> **Source code of charts**
-------------------------
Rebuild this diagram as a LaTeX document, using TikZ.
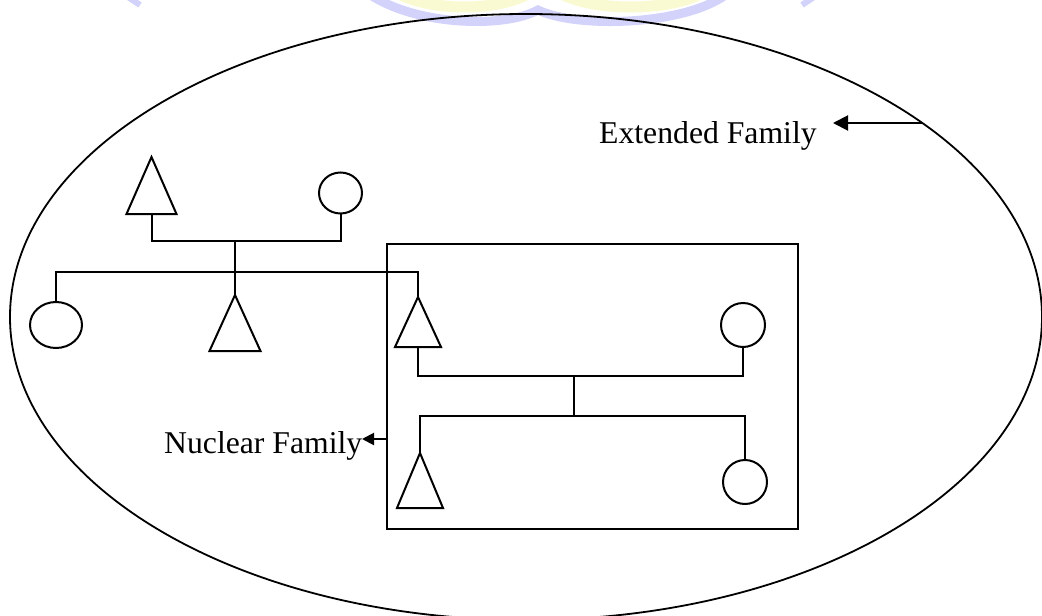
\documentclass[tikz,border=0pt]{standalone}
\usepackage{fontspec}
\setmainfont{Liberation Serif}
\usetikzlibrary{shapes.geometric,arrows.meta}
\definecolor{wmblue}{RGB}{210,210,250}
\definecolor{wmyellow}{RGB}{250,250,210}
\tikzset{
  ln/.style={line width=2pt},
  male/.style={draw, line width=2pt, isosceles triangle, isosceles triangle stretches,
    shape border rotate=90, inner sep=0pt, outer sep=0pt, anchor=apex},
  female/.style={draw, line width=2pt, ellipse, inner sep=0pt, outer sep=0pt},
  lbl/.style={inner sep=0pt, anchor=base west, font=\fontsize{31.7}{36}\selectfont},
  arr/.style={line width=2pt, -{Triangle[length=#1pt, width=#1pt]}},
  arr/.default=13
}
\begin{document}
\begin{tikzpicture}[x=1pt, y=-1pt]
\useasboundingbox (0,0) rectangle (1042,616);
% faint watermark at top
\draw[wmblue, line width=9pt] (372,-4) .. controls (420,26) and (505,28) .. (538,10)
  .. controls (575,28) and (680,26) .. (724,-4);
\draw[wmyellow, line width=11pt] (395,-8) .. controls (430,12) and (500,12) .. (531,-8);
\draw[wmyellow, line width=11pt] (558,-8) .. controls (590,12) and (670,12) .. (704,-8);
\draw[wmblue, line width=6pt] (128,-3) -- (140,5);
\draw[wmblue, line width=6pt] (814,-3) -- (802,5);
% extended family ellipse
\node[draw, ellipse, line width=1.8pt, minimum width=1032pt, minimum height=606pt, inner sep=0pt] (ext) at (526,317) {};
% nuclear family box
\node[draw, rectangle, line width=2pt, minimum width=411pt, minimum height=285pt, inner sep=0pt, outer sep=0pt] (box) at (592.5,386.5) {};
% grandparents
\node[male, minimum width=50pt, minimum height=57pt] (gf) at (151.5,157) {};
\node[female, minimum width=43pt, minimum height=41pt] (gm) at (340.5,193) {};
% children of grandparents
\node[female, minimum width=52pt, minimum height=46pt] (aunt) at (56,325) {};
\node[male, minimum width=51pt, minimum height=56pt] (uncle) at (235,295) {};
\node[male, minimum width=46pt, minimum height=50pt] (father) at (418,297) {};
% nuclear family
\node[female, minimum width=44pt, minimum height=44pt] (mother) at (743,325) {};
\node[male, minimum width=46pt, minimum height=55pt] (son) at (420,453) {};
\node[female, minimum width=44pt, minimum height=44pt] (daughter) at (745,482) {};
% labels
\node[lbl] (extlbl) at (599,143) {Extended Family};
\node[lbl] (nuclbl) at (164,453) {Nuclear Family};
\coordinate (extpt) at (922,123);
\coordinate (exttip) at (833,123);
\coordinate (nucpt) at (387,439);
\coordinate (nuctip) at (362,439);
\coordinate (mid) at (574,400);
% connectors
\draw[ln] (gf.lower side) -- ++(0,26.5) coordinate (cpl1) -| (gm.south);
\draw[ln] (uncle.apex |- cpl1) -- (uncle.apex);
\draw[ln] (aunt.north) -- ++(0,-30) -| (father.apex);
\draw[ln] (father.lower side) -- ++(0,29) coordinate (cpl2) -| (mother.south);
\draw[ln] (son.apex) -- ++(0,-37) coordinate (sib2) -| (daughter.north);
\draw[ln] (mid |- cpl2) -- (mid |- sib2);
\draw[arr=15] (extpt) -- (exttip);
\draw[arr=12] (nucpt) -- (nuctip);
\end{tikzpicture}
\end{document}
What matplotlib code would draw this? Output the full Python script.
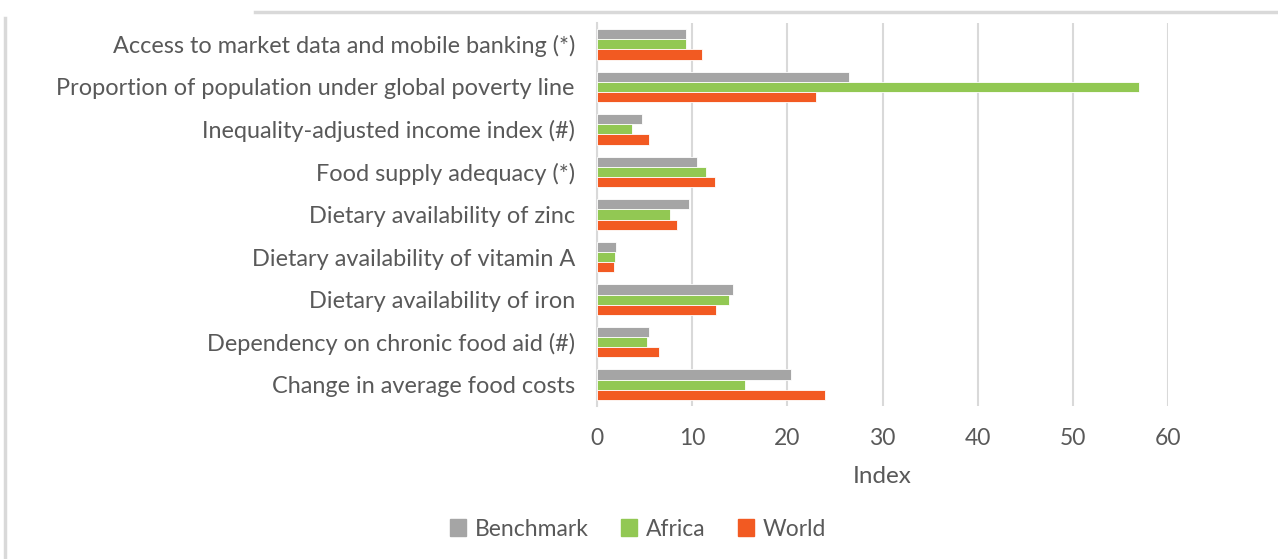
import matplotlib
matplotlib.use("Agg")
import matplotlib.pyplot as plt
import numpy as np
from matplotlib.lines import Line2D

categories = [
    "Access to market data and mobile banking (*)",
    "Proportion of population under global poverty line",
    "Inequality-adjusted income index (#)",
    "Food supply adequacy (*)",
    "Dietary availability of zinc",
    "Dietary availability of vitamin A",
    "Dietary availability of iron",
    "Dependency on chronic food aid (#)",
    "Change in average food costs",
]
benchmark = [9.4, 26.5, 4.7, 10.5, 9.7, 2.0, 14.3, 5.5, 20.4]
africa = [9.3, 57.0, 3.7, 11.5, 7.7, 1.9, 13.9, 5.3, 15.5]
world = [11.0, 23.0, 5.5, 12.4, 8.4, 1.8, 12.5, 6.5, 24.0]
series_names = ["Benchmark", "Africa", "World"]
colors = ["#A5A5A5", "#92C853", "#F25A22"]
xticks = [0, 10, 20, 30, 40, 50, 60]

plt.rcParams['font.family'] = ['Lato', 'DejaVu Sans']
txt = "#595959"

fig = plt.figure(figsize=(12.78, 5.59), dpi=100)
ax = fig.add_axes([597/1278, 1-406/559, (1168-597)/1278, (406-23)/559])

n = len(categories)
y = np.arange(n)[::-1].astype(float)
bh = 0.24
for i, (vals, c, name) in enumerate(zip([benchmark, africa, world], colors, series_names)):
    ax.barh(y + (1 - i) * bh, vals, height=bh, color=c, edgecolor="white", linewidth=0.6, label=name, zorder=3)

ax.set_xlim(0, 60)
ax.set_ylim(-0.5, n - 0.5)
ax.set_xticks(xticks)
ax.set_xticklabels([str(t) for t in xticks], fontsize=16.5, color=txt)
ax.set_yticks(y)
ax.set_yticklabels(categories, fontsize=16.9, color=txt)
ax.tick_params(axis='y', length=0, pad=16)
ax.tick_params(axis='x', length=0, pad=16)
ax.grid(axis='x', color="#D9D9D9", linewidth=1.5, zorder=0)
for s in ["top", "right", "bottom"]:
    ax.spines[s].set_visible(False)
ax.spines["left"].set_color("#D9D9D9")
ax.spines["left"].set_linewidth(1.5)
ax.set_xlabel("Index", fontsize=17.5, color=txt, labelpad=12)

handles = [plt.Rectangle((0, 0), 1, 1, color=c) for c in colors]
fig.legend(handles, series_names, loc="center", bbox_to_anchor=(638/1278, 1-529/559),
           ncol=3, frameon=False, fontsize=16.5, labelcolor=txt,
           handlelength=0.7, handleheight=0.7, handletextpad=0.4, columnspacing=1.4)

# decorative frame lines
fig.add_artist(Line2D([255/1278, 1], [1-12/559, 1-12/559], color="#D9D9D9", linewidth=2.5))
fig.add_artist(Line2D([5/1278, 5/1278], [0, 1-18/559], color="#D9D9D9", linewidth=2.5))

fig.savefig("out.png", dpi=100)
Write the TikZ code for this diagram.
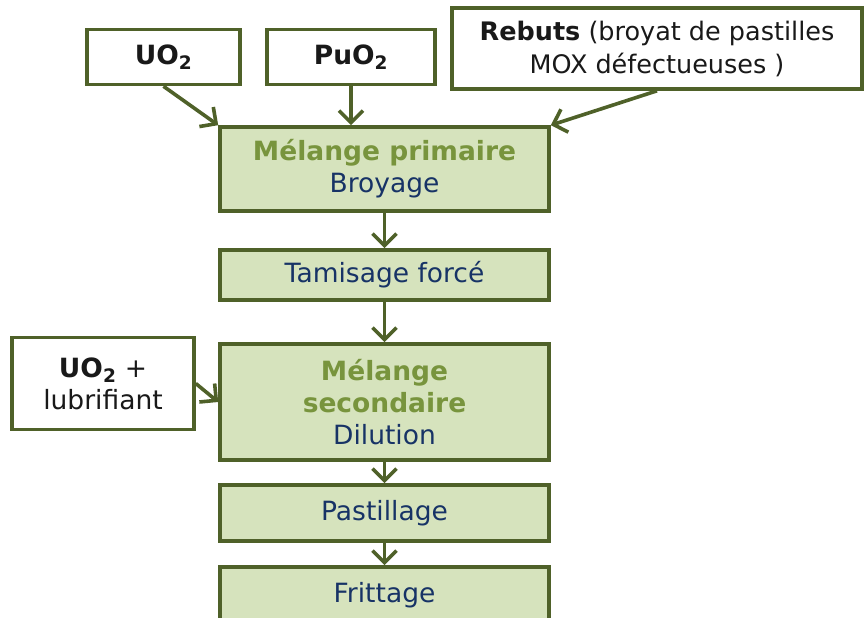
-------------------------
> **Required task**
Take the listing above and print it exactly, apart from the pictures.

> **Expected answer**
Rebuild this diagram as a LaTeX document, using TikZ.
\documentclass[tikz,border=0pt]{standalone}
\usepackage{fontspec}
\setmainfont{Liberation Serif}
\usetikzlibrary{shapes.geometric,arrows.meta}
\definecolor{wmblue}{RGB}{210,210,250}
\definecolor{wmyellow}{RGB}{250,250,210}
\tikzset{
  ln/.style={line width=2pt},
  male/.style={draw, line width=2pt, isosceles triangle, isosceles triangle stretches,
    shape border rotate=90, inner sep=0pt, outer sep=0pt, anchor=apex},
  female/.style={draw, line width=2pt, ellipse, inner sep=0pt, outer sep=0pt},
  lbl/.style={inner sep=0pt, anchor=base west, font=\fontsize{31.7}{36}\selectfont},
  arr/.style={line width=2pt, -{Triangle[length=#1pt, width=#1pt]}},
  arr/.default=13
}
\begin{document}
\begin{tikzpicture}[x=1pt, y=-1pt]
\useasboundingbox (0,0) rectangle (1042,616);
% faint watermark at top
\draw[wmblue, line width=9pt] (372,-4) .. controls (420,26) and (505,28) .. (538,10)
  .. controls (575,28) and (680,26) .. (724,-4);
\draw[wmyellow, line width=11pt] (395,-8) .. controls (430,12) and (500,12) .. (531,-8);
\draw[wmyellow, line width=11pt] (558,-8) .. controls (590,12) and (670,12) .. (704,-8);
\draw[wmblue, line width=6pt] (128,-3) -- (140,5);
\draw[wmblue, line width=6pt] (814,-3) -- (802,5);
% extended family ellipse
\node[draw, ellipse, line width=1.8pt, minimum width=1032pt, minimum height=606pt, inner sep=0pt] (ext) at (526,317) {};
% nuclear family box
\node[draw, rectangle, line width=2pt, minimum width=411pt, minimum height=285pt, inner sep=0pt, outer sep=0pt] (box) at (592.5,386.5) {};
% grandparents
\node[male, minimum width=50pt, minimum height=57pt] (gf) at (151.5,157) {};
\node[female, minimum width=43pt, minimum height=41pt] (gm) at (340.5,193) {};
% children of grandparents
\node[female, minimum width=52pt, minimum height=46pt] (aunt) at (56,325) {};
\node[male, minimum width=51pt, minimum height=56pt] (uncle) at (235,295) {};
\node[male, minimum width=46pt, minimum height=50pt] (father) at (418,297) {};
% nuclear family
\node[female, minimum width=44pt, minimum height=44pt] (mother) at (743,325) {};
\node[male, minimum width=46pt, minimum height=55pt] (son) at (420,453) {};
\node[female, minimum width=44pt, minimum height=44pt] (daughter) at (745,482) {};
% labels
\node[lbl] (extlbl) at (599,143) {Extended Family};
\node[lbl] (nuclbl) at (164,453) {Nuclear Family};
\coordinate (extpt) at (922,123);
\coordinate (exttip) at (833,123);
\coordinate (nucpt) at (387,439);
\coordinate (nuctip) at (362,439);
\coordinate (mid) at (574,400);
% connectors
\draw[ln] (gf.lower side) -- ++(0,26.5) coordinate (cpl1) -| (gm.south);
\draw[ln] (uncle.apex |- cpl1) -- (uncle.apex);
\draw[ln] (aunt.north) -- ++(0,-30) -| (father.apex);
\draw[ln] (father.lower side) -- ++(0,29) coordinate (cpl2) -| (mother.south);
\draw[ln] (son.apex) -- ++(0,-37) coordinate (sib2) -| (daughter.north);
\draw[ln] (mid |- cpl2) -- (mid |- sib2);
\draw[arr=15] (extpt) -- (exttip);
\draw[arr=12] (nucpt) -- (nuctip);
\end{tikzpicture}
\end{document}
What matplotlib code would draw this? Output the full Python script.
import matplotlib
matplotlib.use("Agg")
import matplotlib.pyplot as plt
import numpy as np
from matplotlib.lines import Line2D

categories = [
    "Access to market data and mobile banking (*)",
    "Proportion of population under global poverty line",
    "Inequality-adjusted income index (#)",
    "Food supply adequacy (*)",
    "Dietary availability of zinc",
    "Dietary availability of vitamin A",
    "Dietary availability of iron",
    "Dependency on chronic food aid (#)",
    "Change in average food costs",
]
benchmark = [9.4, 26.5, 4.7, 10.5, 9.7, 2.0, 14.3, 5.5, 20.4]
africa = [9.3, 57.0, 3.7, 11.5, 7.7, 1.9, 13.9, 5.3, 15.5]
world = [11.0, 23.0, 5.5, 12.4, 8.4, 1.8, 12.5, 6.5, 24.0]
series_names = ["Benchmark", "Africa", "World"]
colors = ["#A5A5A5", "#92C853", "#F25A22"]
xticks = [0, 10, 20, 30, 40, 50, 60]

plt.rcParams['font.family'] = ['Lato', 'DejaVu Sans']
txt = "#595959"

fig = plt.figure(figsize=(12.78, 5.59), dpi=100)
ax = fig.add_axes([597/1278, 1-406/559, (1168-597)/1278, (406-23)/559])

n = len(categories)
y = np.arange(n)[::-1].astype(float)
bh = 0.24
for i, (vals, c, name) in enumerate(zip([benchmark, africa, world], colors, series_names)):
    ax.barh(y + (1 - i) * bh, vals, height=bh, color=c, edgecolor="white", linewidth=0.6, label=name, zorder=3)

ax.set_xlim(0, 60)
ax.set_ylim(-0.5, n - 0.5)
ax.set_xticks(xticks)
ax.set_xticklabels([str(t) for t in xticks], fontsize=16.5, color=txt)
ax.set_yticks(y)
ax.set_yticklabels(categories, fontsize=16.9, color=txt)
ax.tick_params(axis='y', length=0, pad=16)
ax.tick_params(axis='x', length=0, pad=16)
ax.grid(axis='x', color="#D9D9D9", linewidth=1.5, zorder=0)
for s in ["top", "right", "bottom"]:
    ax.spines[s].set_visible(False)
ax.spines["left"].set_color("#D9D9D9")
ax.spines["left"].set_linewidth(1.5)
ax.set_xlabel("Index", fontsize=17.5, color=txt, labelpad=12)

handles = [plt.Rectangle((0, 0), 1, 1, color=c) for c in colors]
fig.legend(handles, series_names, loc="center", bbox_to_anchor=(638/1278, 1-529/559),
           ncol=3, frameon=False, fontsize=16.5, labelcolor=txt,
           handlelength=0.7, handleheight=0.7, handletextpad=0.4, columnspacing=1.4)

# decorative frame lines
fig.add_artist(Line2D([255/1278, 1], [1-12/559, 1-12/559], color="#D9D9D9", linewidth=2.5))
fig.add_artist(Line2D([5/1278, 5/1278], [0, 1-18/559], color="#D9D9D9", linewidth=2.5))

fig.savefig("out.png", dpi=100)
Write the TikZ code for this diagram.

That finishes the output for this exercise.